**Stated task:**
Output the full listing below exactly, without the pictures.

>>>>

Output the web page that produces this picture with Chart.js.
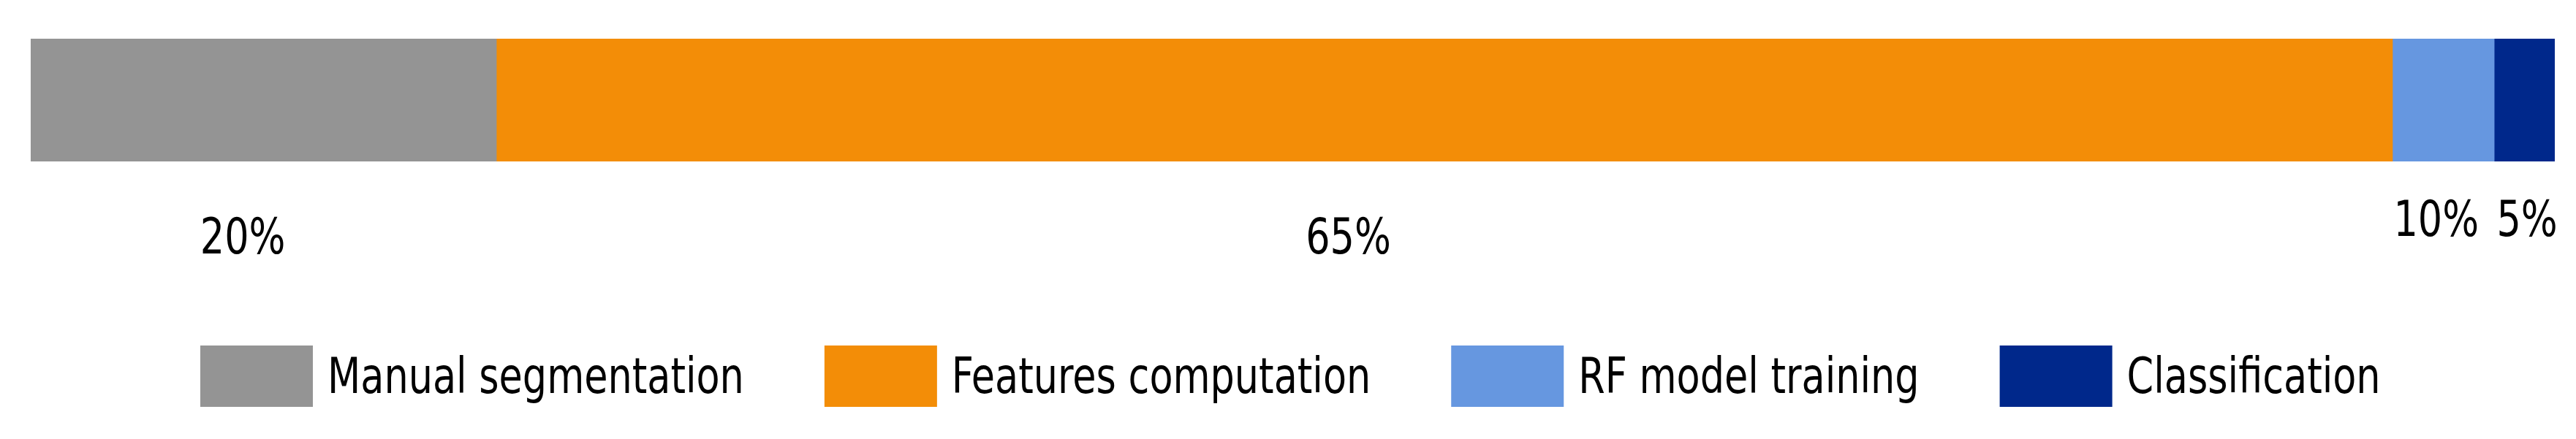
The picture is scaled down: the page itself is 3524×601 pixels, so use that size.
<!DOCTYPE html>
<html>
<head>
<meta charset="utf-8">
<title>Time share per step</title>
<script src="https://cdn.jsdelivr.net/npm/chart.js@4"></script>
<style>
  html, body { margin: 0; padding: 0; background: #fff; }
  #wrap { width: 3524px; height: 601px; }
</style>
</head>
<body>
<div id="wrap"><canvas id="grafico" width="3524" height="601"></canvas></div>
<script>
const etapas = ['Manual segmentation', 'Features computation', 'RF model training', 'Classification'];
const larguras = [18.45, 75.12, 4.03, 2.40];
// Rótulos escritos abaixo da barra
const rotulos = ['20%', '65%', '10%', '5%'];
// posição dos rótulos no eixo x (mesma unidade da barra)
const rotuloPos = [8.4, 52.2, 95.3, 98.9];
const cores = ['#949494', '#f38d07', '#6697e0', '#00288b'];

const fonte = '"DejaVu Sans Condensed", "Noto Sans", sans-serif';
const aperto = 0.87; // fonte original é mais estreita

function texto(c, t, x, y) {
    c.save();
    c.translate(x, y);
    c.scale(aperto, 1);
    c.fillText(t, 0, 0);
    c.restore();
}

// Rótulos e legenda desenhados à mão
const extras = {
    id: 'extras',
    afterDraw(chart) {
        const c = chart.ctx;
        const xs = chart.scales.x;
        c.save();
        c.fillStyle = '#000';
        c.font = '67px ' + fonte;
        c.textAlign = 'center';
        c.textBaseline = 'alphabetic';
        rotulos.forEach((t, i) => {
            const y = i < 2 ? 347 : 323;
            texto(c, t, xs.getPixelForValue(rotuloPos[i]), y);
        });

        // legenda
        c.textAlign = 'left';
        let x = 274;
        etapas.forEach((nome, i) => {
            c.fillStyle = cores[i];
            c.fillRect(x, 473, 154, 84);
            c.fillStyle = '#000';
            texto(c, nome, x + 154 + 20, 538);
            x += 154 + 20 + c.measureText(nome).width * aperto + 110;
        });
        c.restore();
    }
};

const ctx = document.getElementById('grafico').getContext('2d');
const grafico = new Chart(ctx, {
    type: 'bar',
    data: {
        labels: ['tempo'],
        datasets: etapas.map((nome, i) => ({
            label: nome,
            data: [larguras[i]],
            backgroundColor: cores[i],
            borderWidth: 0,
            barPercentage: 1,
            categoryPercentage: 1
        }))
    },
    options: {
        indexAxis: 'y',
        responsive: false,
        animation: false,
        layout: {
            padding: { left: 42, right: 29, top: 53, bottom: 380 }
        },
        plugins: {
            legend: { display: false },
            tooltip: { enabled: false }
        },
        scales: {
            x: { stacked: true, display: false, min: 0, max: 100 },
            y: { stacked: true, display: false }
        }
    },
    plugins: [extras]
});
</script>
</body>
</html>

<<<<

**Worked solution:**
Output the web page that produces this picture with Chart.js.
The picture is scaled down: the page itself is 3524×601 pixels, so use that size.
<!DOCTYPE html>
<html>
<head>
<meta charset="utf-8">
<title>Time share per step</title>
<script src="https://cdn.jsdelivr.net/npm/chart.js@4"></script>
<style>
  html, body { margin: 0; padding: 0; background: #fff; }
  #wrap { width: 3524px; height: 601px; }
</style>
</head>
<body>
<div id="wrap"><canvas id="grafico" width="3524" height="601"></canvas></div>
<script>
const etapas = ['Manual segmentation', 'Features computation', 'RF model training', 'Classification'];
const larguras = [18.45, 75.12, 4.03, 2.40];
// Rótulos escritos abaixo da barra
const rotulos = ['20%', '65%', '10%', '5%'];
// posição dos rótulos no eixo x (mesma unidade da barra)
const rotuloPos = [8.4, 52.2, 95.3, 98.9];
const cores = ['#949494', '#f38d07', '#6697e0', '#00288b'];

const fonte = '"DejaVu Sans Condensed", "Noto Sans", sans-serif';
const aperto = 0.87; // fonte original é mais estreita

function texto(c, t, x, y) {
    c.save();
    c.translate(x, y);
    c.scale(aperto, 1);
    c.fillText(t, 0, 0);
    c.restore();
}

// Rótulos e legenda desenhados à mão
const extras = {
    id: 'extras',
    afterDraw(chart) {
        const c = chart.ctx;
        const xs = chart.scales.x;
        c.save();
        c.fillStyle = '#000';
        c.font = '67px ' + fonte;
        c.textAlign = 'center';
        c.textBaseline = 'alphabetic';
        rotulos.forEach((t, i) => {
            const y = i < 2 ? 347 : 323;
            texto(c, t, xs.getPixelForValue(rotuloPos[i]), y);
        });

        // legenda
        c.textAlign = 'left';
        let x = 274;
        etapas.forEach((nome, i) => {
            c.fillStyle = cores[i];
            c.fillRect(x, 473, 154, 84);
            c.fillStyle = '#000';
            texto(c, nome, x + 154 + 20, 538);
            x += 154 + 20 + c.measureText(nome).width * aperto + 110;
        });
        c.restore();
    }
};

const ctx = document.getElementById('grafico').getContext('2d');
const grafico = new Chart(ctx, {
    type: 'bar',
    data: {
        labels: ['tempo'],
        datasets: etapas.map((nome, i) => ({
            label: nome,
            data: [larguras[i]],
            backgroundColor: cores[i],
            borderWidth: 0,
            barPercentage: 1,
            categoryPercentage: 1
        }))
    },
    options: {
        indexAxis: 'y',
        responsive: false,
        animation: false,
        layout: {
            padding: { left: 42, right: 29, top: 53, bottom: 380 }
        },
        plugins: {
            legend: { display: false },
            tooltip: { enabled: false }
        },
        scales: {
            x: { stacked: true, display: false, min: 0, max: 100 },
            y: { stacked: true, display: false }
        }
    },
    plugins: [extras]
});
</script>
</body>
</html>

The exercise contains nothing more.